‘Royal Tramp II’ starts almost exactly where the original finished, with the continuing misadventures of Wei Shew Bao following his involvement in palace intrigues. After foiling the plans of the various groups who were determined to have a hand in regal affairs, Wei now finds himself the target of significant opposition. One such enemy (Cheung Man) who had been foiled in her plan to impersonate the Queen Mother now swears revenge and also promises she will not be recognised when she returns. So it is as the delectable warrior now accepts a renewed form (Lin) and is entrusted with the task of making sure a friend of her clan attains the throne. Meanwhile, now presiding over his own district, Wei aka ‘Duke of Mount Deer’ sees the disturbances of the past return when he again becomes embroiled in the actions of the rebel factions. Added to this is the attention of old allies and new threats to the throne. The cowardly duke manages to talk his way out of trouble, while playing each side off against the other. The most surprising twist comes with some of the new allies and even lovers that Wei amasses along the way. By the end of the film, the royal family is saved and Wei Shew Bao has several beautiful wives to his name.
The directorial excess that Wong Jing barely managed to restrain in the original finally spills over in this disjointed sequel. Instead of taking the strong elements from the first and galvanising them for the second, Wong loses control of his project and allows the overall rhythm to be sacrificed. ‘Royal Tramp’ managed to juggle the broad comedy, multi-layered plot and action sequences with eventual success, this follow-up, however, simply doesn’t have the same cohesion on offer. The choreography and abundant action is once again highly impressive and a notable reason for watching, though attached to an uninvolving and confusing story it lacks the necessary excitement. ‘Royal Tramp II’ does have the kind of cast that fans will really appreciate, with the teaming of Brigitte Lin and Chow Sing-Chi offering some very enjoyable interaction; Lin is typically serious and deadly whereas Chow mocks the very conventions of heroism by hiding from any dangers. Unfortunately the cast contains Wong Jing regular Natalis Chan who provides many of the most annoying moments. In the previous episode he was fairly restrained, but here he dominates the screen with a few particularly wearisome routines that dredge up the director’s trademark ‘humour’.

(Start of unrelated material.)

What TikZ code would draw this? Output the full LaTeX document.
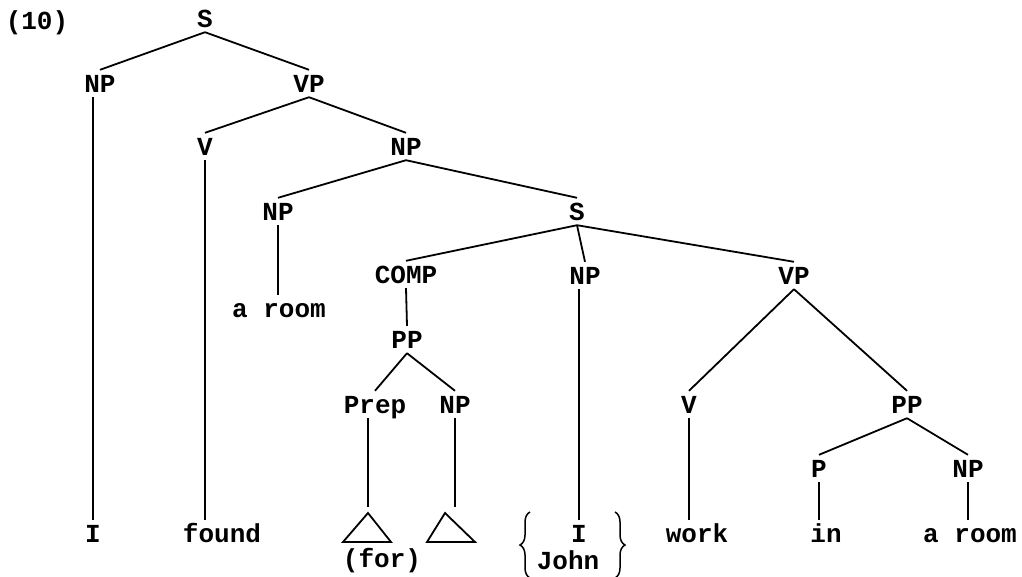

Though this is an uninspiring conclusion to the ‘Duke of Mount Deer’ story, it at least ties up many of the loose ends. For this reason and taken on the understanding that it is flawed film-making, ‘Royal Tramp II’ should be watched by those who enjoyed the first part. Part two is lavish and colourful, but simply not as absorbing as it needed to be. A steadier hand at the helm may have rectified this.